Data extract start
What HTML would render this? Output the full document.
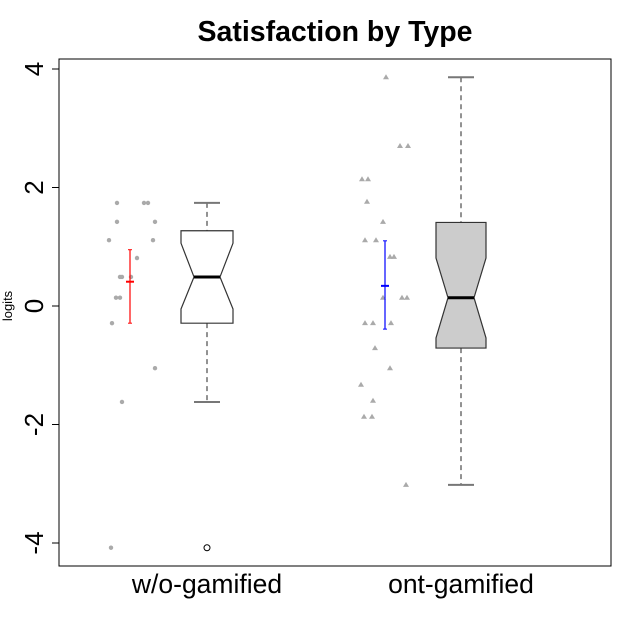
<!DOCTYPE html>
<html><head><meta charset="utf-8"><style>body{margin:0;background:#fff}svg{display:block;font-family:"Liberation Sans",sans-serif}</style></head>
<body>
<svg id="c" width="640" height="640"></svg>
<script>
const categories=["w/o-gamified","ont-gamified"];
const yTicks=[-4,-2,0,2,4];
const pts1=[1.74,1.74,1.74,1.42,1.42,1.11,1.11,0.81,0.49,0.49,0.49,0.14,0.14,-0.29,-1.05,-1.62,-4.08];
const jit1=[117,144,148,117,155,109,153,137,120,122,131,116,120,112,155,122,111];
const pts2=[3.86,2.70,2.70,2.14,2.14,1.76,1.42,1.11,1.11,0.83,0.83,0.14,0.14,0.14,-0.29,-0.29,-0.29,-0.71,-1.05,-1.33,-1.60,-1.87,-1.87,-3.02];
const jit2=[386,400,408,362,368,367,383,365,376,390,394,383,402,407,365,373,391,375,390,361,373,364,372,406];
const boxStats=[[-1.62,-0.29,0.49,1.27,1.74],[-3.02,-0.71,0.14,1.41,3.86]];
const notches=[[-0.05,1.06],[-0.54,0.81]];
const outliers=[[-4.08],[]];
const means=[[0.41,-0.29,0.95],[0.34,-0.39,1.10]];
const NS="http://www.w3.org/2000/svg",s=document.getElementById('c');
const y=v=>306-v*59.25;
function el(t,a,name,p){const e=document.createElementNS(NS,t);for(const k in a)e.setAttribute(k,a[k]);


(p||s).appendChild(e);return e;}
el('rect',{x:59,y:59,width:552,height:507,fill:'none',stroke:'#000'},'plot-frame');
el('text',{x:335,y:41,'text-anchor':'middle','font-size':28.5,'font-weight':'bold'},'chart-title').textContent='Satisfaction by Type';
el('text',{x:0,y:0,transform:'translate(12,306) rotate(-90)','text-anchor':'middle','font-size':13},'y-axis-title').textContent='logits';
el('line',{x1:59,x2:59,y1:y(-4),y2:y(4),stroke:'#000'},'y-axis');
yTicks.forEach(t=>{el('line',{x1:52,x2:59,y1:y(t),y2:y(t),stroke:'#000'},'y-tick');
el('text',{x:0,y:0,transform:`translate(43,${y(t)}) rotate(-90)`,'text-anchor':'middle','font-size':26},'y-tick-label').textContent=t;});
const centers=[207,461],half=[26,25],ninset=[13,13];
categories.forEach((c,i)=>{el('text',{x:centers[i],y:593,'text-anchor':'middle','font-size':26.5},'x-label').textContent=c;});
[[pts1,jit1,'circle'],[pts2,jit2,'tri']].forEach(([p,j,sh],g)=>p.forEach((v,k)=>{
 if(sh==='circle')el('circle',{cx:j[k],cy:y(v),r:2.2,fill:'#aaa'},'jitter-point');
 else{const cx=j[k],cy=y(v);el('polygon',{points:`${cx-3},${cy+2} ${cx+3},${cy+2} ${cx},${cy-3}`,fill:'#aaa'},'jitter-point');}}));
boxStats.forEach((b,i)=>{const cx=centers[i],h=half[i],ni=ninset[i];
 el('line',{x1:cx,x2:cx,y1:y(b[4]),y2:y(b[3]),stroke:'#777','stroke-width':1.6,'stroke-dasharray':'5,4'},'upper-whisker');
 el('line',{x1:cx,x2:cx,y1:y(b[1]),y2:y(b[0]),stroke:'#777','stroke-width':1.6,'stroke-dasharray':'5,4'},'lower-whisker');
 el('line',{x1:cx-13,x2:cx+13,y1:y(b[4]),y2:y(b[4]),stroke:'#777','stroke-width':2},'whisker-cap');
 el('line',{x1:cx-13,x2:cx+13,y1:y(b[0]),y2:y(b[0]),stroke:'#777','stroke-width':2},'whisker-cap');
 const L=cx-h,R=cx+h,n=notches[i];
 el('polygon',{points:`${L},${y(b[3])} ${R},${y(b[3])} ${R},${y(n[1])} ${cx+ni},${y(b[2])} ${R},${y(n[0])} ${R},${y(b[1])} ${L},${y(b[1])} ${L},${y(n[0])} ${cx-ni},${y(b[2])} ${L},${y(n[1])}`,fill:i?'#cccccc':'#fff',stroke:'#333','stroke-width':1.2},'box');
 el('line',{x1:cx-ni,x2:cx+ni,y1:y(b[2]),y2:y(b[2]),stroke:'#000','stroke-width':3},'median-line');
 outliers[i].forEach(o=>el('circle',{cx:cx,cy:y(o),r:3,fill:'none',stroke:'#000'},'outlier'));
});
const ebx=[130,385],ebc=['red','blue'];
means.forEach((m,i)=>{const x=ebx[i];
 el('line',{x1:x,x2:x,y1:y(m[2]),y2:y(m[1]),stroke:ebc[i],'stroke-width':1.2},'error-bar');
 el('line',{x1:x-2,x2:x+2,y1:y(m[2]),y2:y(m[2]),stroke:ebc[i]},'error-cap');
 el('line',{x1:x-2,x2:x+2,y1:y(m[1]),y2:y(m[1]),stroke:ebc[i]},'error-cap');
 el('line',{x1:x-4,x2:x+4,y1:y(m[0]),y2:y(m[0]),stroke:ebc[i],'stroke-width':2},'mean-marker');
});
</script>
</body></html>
Data extract end
• [Task brief]
Each line above that holds the string "document" should be copied and shown.

• [Answer for the task]
What HTML would render this? Output the full document.
const NS="http://www.w3.org/2000/svg",s=document.getElementById('c');
function el(t,a,name,p){const e=document.createElementNS(NS,t);for(const k in a)e.setAttribute(k,a[k]);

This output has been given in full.